The combination of parallelism and contrast that we observe in Lear and Gloster, and again in the attitude of the two brothers to their father's superstition, is one of many indications that in King Lear Shakespeare was working more than usual on a basis of conscious and reflective ideas. Perhaps it is not by accident, then, that he makes Edgar and Lear preach to Gloster in precisely the same strain. Lear says to him:

If thou wilt weep my fortunes, take my eyes. I know thee well enough; thy name is Gloster: Thou must be patient; we came crying hither: Thou know'st, the first time that we smell the air, We wawl and cry. I will preach to thee: mark.

Edgar's last words to him are:

What, in ill thoughts again? Men must endure Their going hence, even as their coming hither: Ripeness is all.

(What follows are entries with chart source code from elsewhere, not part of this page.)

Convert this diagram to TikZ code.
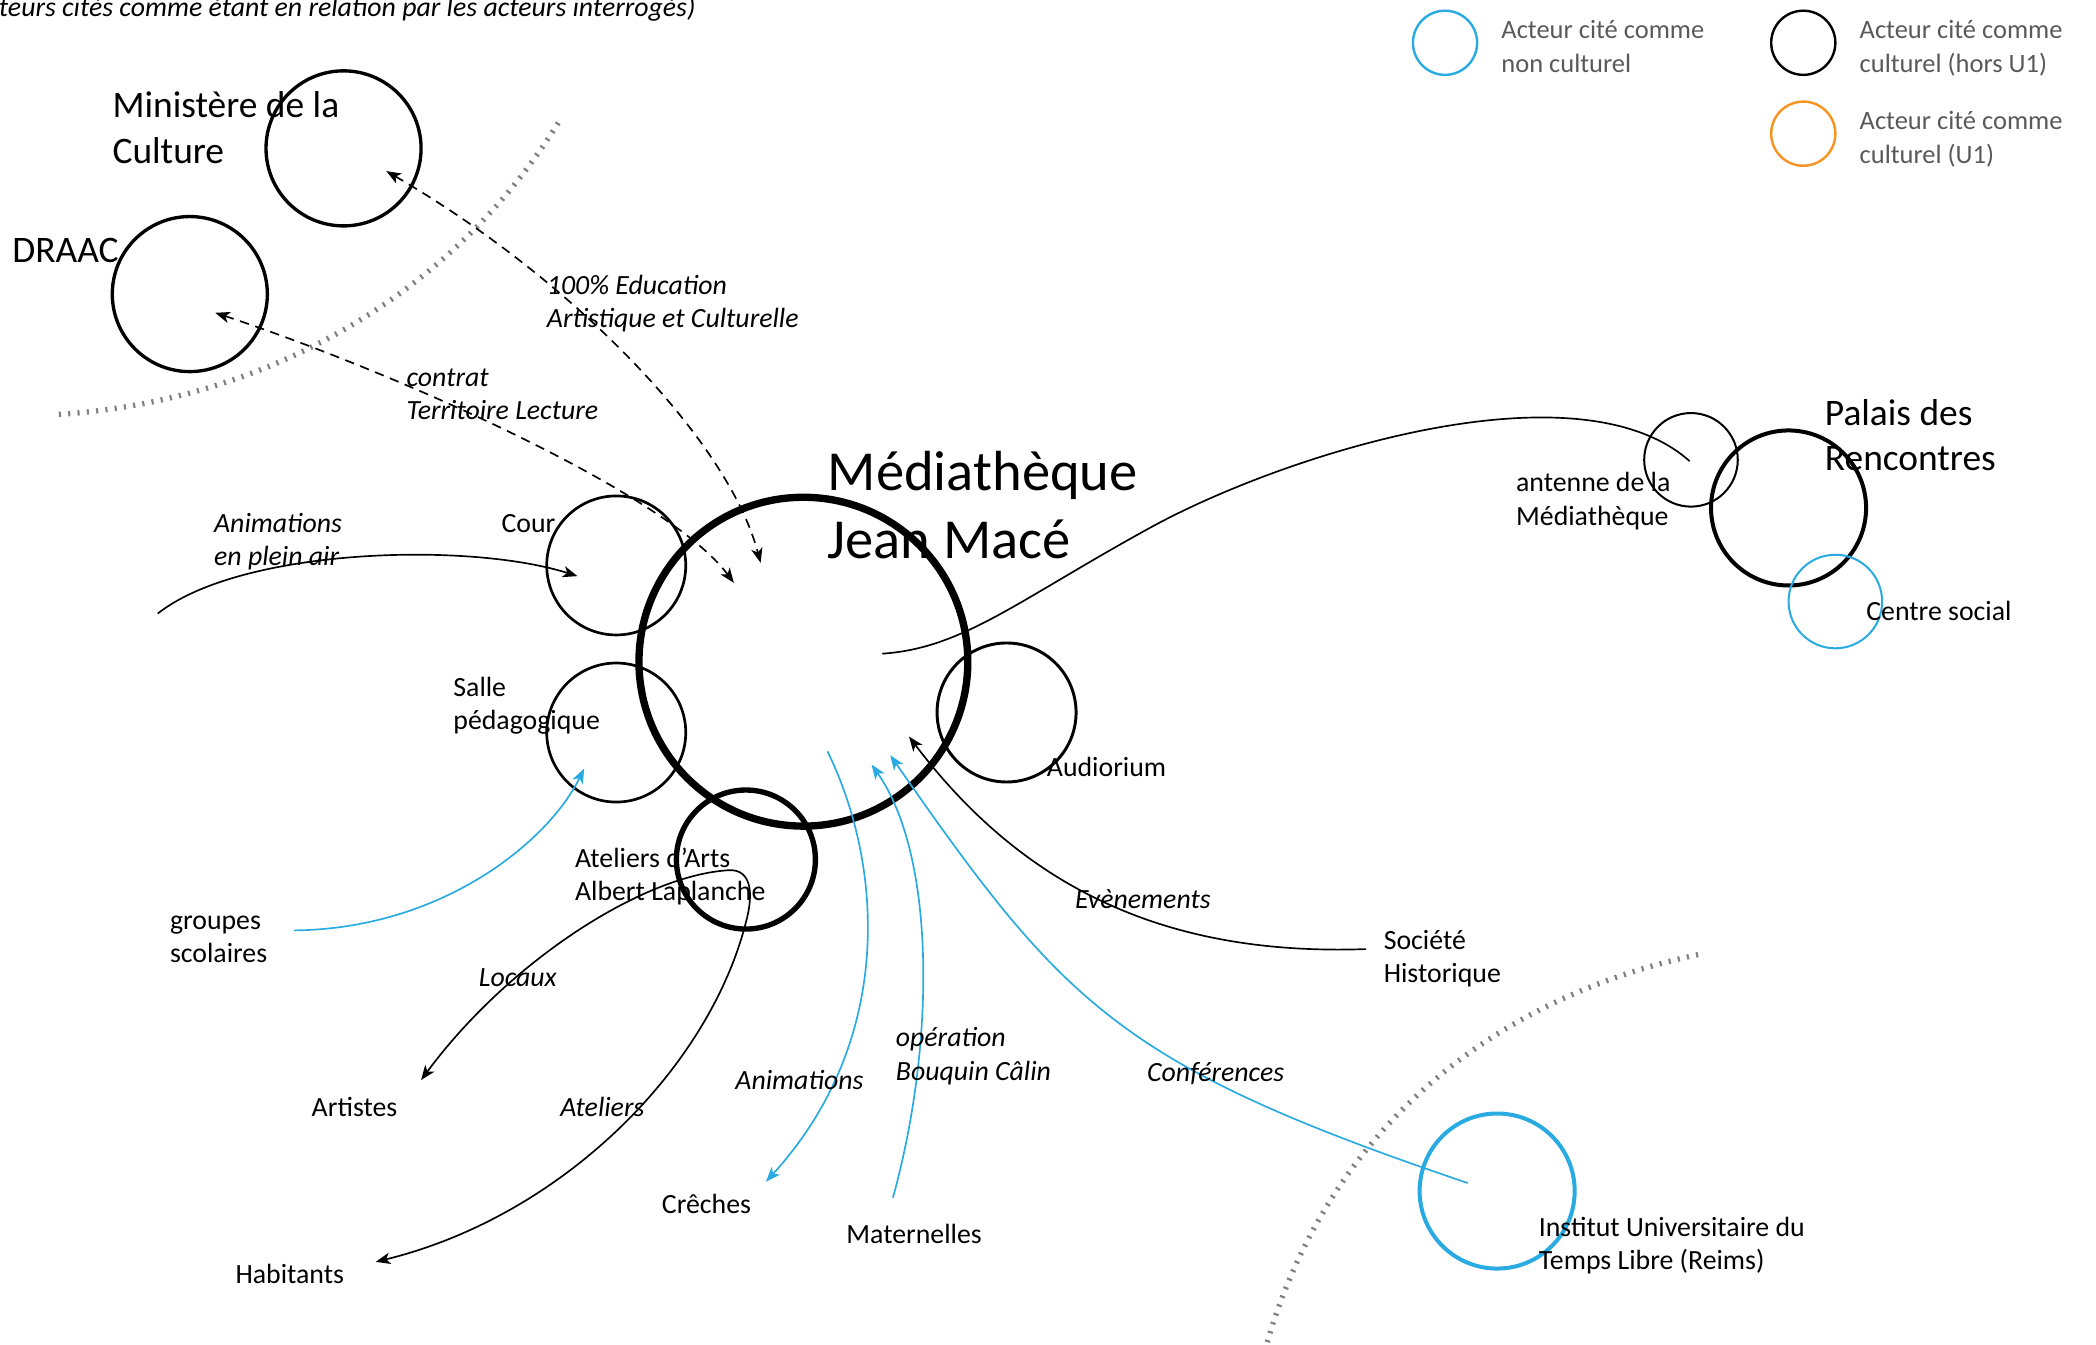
\documentclass[tikz,border=0pt]{standalone}
\usepackage{fontspec}
\setmainfont{Carlito}
\usetikzlibrary{arrows.meta}
\definecolor{cyanC}{RGB}{41,171,226}
\definecolor{orangeC}{RGB}{247,147,30}
\definecolor{legendGray}{RGB}{89,89,89}
\definecolor{dotGray}{RGB}{128,128,128}
\begin{document}
\begin{tikzpicture}[x=1pt,y=-1pt,
  actor/.style={circle, draw, inner sep=0pt, minimum size=#1},
  lbl/.style={anchor=base west, inner sep=0pt, align=left, font=\fontsize{20.8}{25}\selectfont},
  biglbl/.style={lbl, font=\fontsize{28}{34}\selectfont},
  hugelbl/.style={lbl, font=\fontsize{42.3}{51}\selectfont},
  elbl/.style={lbl, font=\fontsize{20.8}{25}\selectfont\itshape},
  leg/.style={lbl, text=legendGray, font=\fontsize{19.8}{25}\selectfont},
  conn/.style={line width=1.25pt},
  tipend/.style={-{Stealth[length=11pt,width=8.5pt,inset=3pt]}},
  tipboth/.style={{Stealth[length=11pt,width=8.5pt,inset=3pt]}-{Stealth[length=11pt,width=8.5pt,inset=3pt]}},
  dash1/.style={conn, dash pattern=on 7pt off 5pt},
  border/.style={dotGray, line width=4pt, dash pattern=on 1.6pt off 5.4pt}
]
\useasboundingbox (0,0) rectangle (1568,1006);

% title (cut off)
\node[lbl, font=\fontsize{20.8}{25}\selectfont\itshape] (title) at (-1,12) {teurs cités comme étant en relation par les acteurs interrogés)};

% legend (base = last line)
\node[actor=48pt, draw=cyanC, line width=1.8pt] (legA) at (1081,32) {};
\node[leg] (legAt) at (1123,54) {Acteur cité comme\\non culturel};
\node[actor=48pt, draw=black, line width=1.8pt] (legB) at (1349,32) {};
\node[leg] (legBt) at (1391,54) {Acteur cité comme\\culturel (hors U1)};
\node[actor=48pt, draw=orangeC, line width=1.8pt] (legC) at (1349,100) {};
\node[leg] (legCt) at (1391,122) {Acteur cité comme\\culturel (U1)};

% dotted borders
\coordinate (b1a) at (44,310);
\coordinate (b1b) at (420,88);
\draw[border] (b1a) .. controls (200,300) and (340,220) .. (b1b);
\coordinate (b2a) at (948,1004);
\coordinate (b2b) at (1271,714);
\draw[border] (b2a) .. controls (990,860) and (1100,750) .. (b2b);

% actors
\node[actor=116pt, line width=2.5pt] (mini) at (257,111) {};
\node[biglbl] (minit) at (84,122) {Ministère de la\\Culture};
\node[actor=116pt, line width=2.5pt] (draac) at (142,220) {};
\node[biglbl] (draact) at (9,196) {DRAAC};
\node[actor=246pt, line width=5.5pt] (media) at (601,495) {};
\node[hugelbl] (mediat) at (619,418) {Médiathèque\\Jean Macé};
\node[actor=104pt, line width=2pt] (cour) at (461,423) {};
\node[lbl] (court) at (375,398) {Cour};
\node[actor=104pt, line width=2pt] (salle) at (461,548) {};
\node[lbl] (sallet) at (339,546) {Salle\\pédagogique};
\node[actor=104pt, line width=4pt] (atel) at (558,643) {};
\node[lbl] (atelt) at (430,674) {Ateliers d’Arts\\Albert Laplanche};
\node[actor=104pt, line width=2.2pt] (audi) at (753,533) {};
\node[lbl] (audit) at (783,581) {Audiorium};
\node[actor=70pt, line width=1.5pt] (ant) at (1265,344) {};
\node[lbl] (antt) at (1134,393) {antenne de la\\Médiathèque};
\node[actor=116pt, line width=3pt] (palais) at (1338,380) {};
\node[biglbl] (palaist) at (1365,352) {Palais des\\Rencontres};
\node[actor=70pt, line width=1.5pt, draw=cyanC] (centre) at (1373,450) {};
\node[lbl] (centret) at (1396,464) {Centre social};
\node[actor=116pt, line width=3pt, draw=cyanC] (iutl) at (1120,891) {};
\node[lbl] (iutlt) at (1151,950) {Institut Universitaire du\\Temps Libre (Reims)};

\node[lbl] (grp) at (127,720) {groupes\\scolaires};
\node[lbl] (art) at (233,835) {Artistes};
\node[lbl] (hab) at (176,960) {Habitants};
\node[lbl] (cre) at (495,908) {Crêches};
\node[lbl] (mat) at (633,930) {Maternelles};
\node[lbl] (soc) at (1035,735) {Société\\Historique};

% connector endpoints
\coordinate (miniIn) at (289,128);
\coordinate (mediaIn1) at (569,421);
\coordinate (draacIn) at (161,234);
\coordinate (mediaIn2) at (549,436);
\coordinate (pleinAir) at (118,459);
\coordinate (courIn) at (432,431);
\coordinate (grpEnd) at (220,696);
\coordinate (salleIn) at (437,575);
\coordinate (artEnd) at (315,808);
\coordinate (atelTop) at (545,651);
\coordinate (habEnd) at (281,944);
\coordinate (mediaIn3) at (619,562);
\coordinate (creEnd) at (573,884);
\coordinate (matEnd) at (668,896);
\coordinate (mediaIn4) at (652,572);
\coordinate (iutlIn) at (1098,885);
\coordinate (mediaIn5) at (666,565);
\coordinate (socEnd) at (1022,710);
\coordinate (mediaIn6) at (680,551);
\coordinate (mediaIn7) at (660,489);
\coordinate (antIn) at (1264,345);

% connectors
\draw[dash1, tipboth] (miniIn) .. controls (430,210) and (545,330) .. (mediaIn1);
\draw[dash1, tipboth] (draacIn) .. controls (300,280) and (500,370) .. (mediaIn2);
\draw[conn, tipend] (pleinAir) .. controls (180,410) and (350,405) .. (courIn);
\draw[conn, cyanC, tipend] (grpEnd) .. controls (330,695) and (410,630) .. (salleIn);
\draw[conn, tipboth] (artEnd) .. controls (380,720) and (480,655) .. (atelTop)
  .. controls (562,650) and (564,668) .. (558,690)
  .. controls (530,800) and (420,910) .. (habEnd);
\draw[conn, cyanC, tipend] (mediaIn3) .. controls (662,650) and (668,780) .. (creEnd);
\draw[conn, cyanC, tipend] (matEnd) .. controls (700,780) and (700,640) .. (mediaIn4);
\draw[conn, cyanC, tipend] (iutlIn) .. controls (838,797) and (796,752) .. (mediaIn5);
\draw[conn, tipend] (socEnd) .. controls (880,715) and (770,670) .. (mediaIn6);
\draw[conn] (mediaIn7) .. controls (720,485) and (760,450) .. (860,395)
  .. controls (960,340) and (1180,270) .. (antIn);

% connector labels
\node[elbl] (l100) at (409,245) {100\% Education\\Artistique et Culturelle};
\node[elbl] (lctr) at (304,314) {contrat\\Territoire Lecture};
\node[elbl] (lpa) at (160,423) {Animations\\en plein air};
\node[elbl] (lloc) at (358,738) {Locaux};
\node[elbl] (latl) at (419,835) {Ateliers};
\node[elbl] (lani) at (550,815) {Animations};
\node[elbl] (lbc) at (670,808) {opération\\Bouquin Câlin};
\node[elbl] (lconf) at (858,809) {Conférences};
\node[elbl] (levt) at (804,680) {Evènements};
\end{tikzpicture}
\end{document}
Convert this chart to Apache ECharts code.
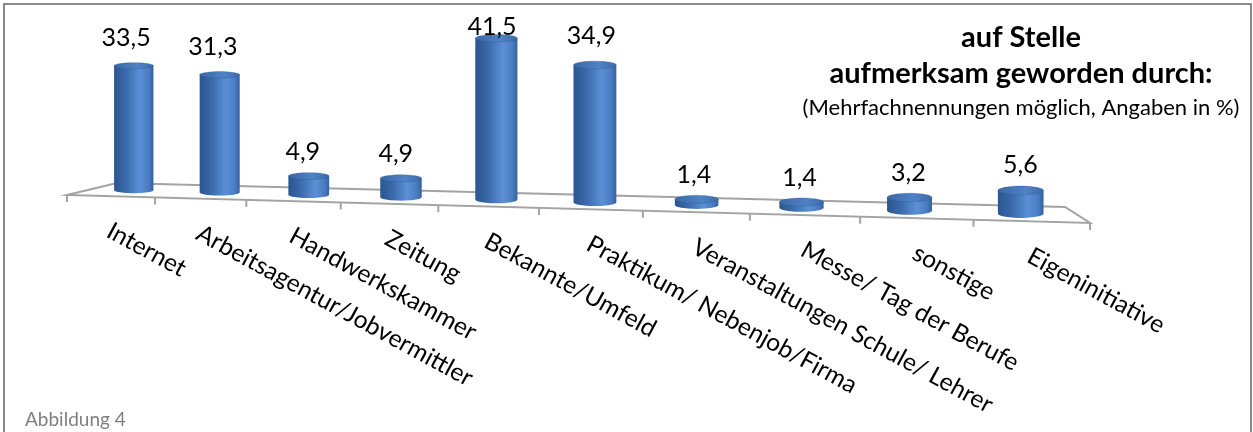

Albany is merely sketched, and he is so generally neglected that a few words about him may be in place. He too ends a better and wiser man than he began. When the play opens he is, of course, only just married to Goneril; and the idea is, I think, that he has been bewitched by her fiery beauty not less than by her dowry. He is an inoffensive peace-loving man, and is overborne at first by his 'great love' for his wife and by her imperious will. He is not free from responsibility for the treatment which the King receives in his house; the Knight says to Lear, 'there's a great abatement of kindness appears as well in the general dependants as in the duke himself also and your daughter.' But he takes no part in the quarrel, and doubtless speaks truly when he protests that he is as guiltless as ignorant of the cause of Lear's violent passion. When the King departs, he begins to remonstrate with Goneril, but shrinks in a cowardly manner, which is a trifle comical, from contest with her. She leaves him behind when she goes to join Regan, and he is not further responsible for what follows. When he hears of it, he is struck with horror: the scales drop from his eyes, Goneril becomes hateful to him, he determines to revenge Gloster's eyes. His position is however very difficult, as he is willing to fight against Cordelia in so far as her army is French, and unwilling in so far as she represents her father. This difficulty, and his natural inferiority to Edmund in force and ability, pushes him into the background; the battle is not won by him but by Edmund; and but for Edgar he would certainly have fallen a victim to the murderous plot against him. When it is discovered, however, he is fearless and resolute enough, beside being full of kind feeling towards Kent and Edgar, and of sympathetic distress at Gloster's death. And one would be sure that he is meant to retain this strength till the end, but for his last words. He has announced his intention of resigning, during Lear's life, the 'absolute power' which has come to him; and that may be right. But after Lear's death he says to Kent and Edgar:

  Friends of my soul, you twain

Rule in this realm, and the gored state sustain.

If this means that he wishes to hand over his absolute power to them, Shakespeare's intention is certainly to mark the feebleness of a well-meaning but weak man. But possibly he means by 'this realm' only that half of Britain which had belonged to Cornwall and Regan.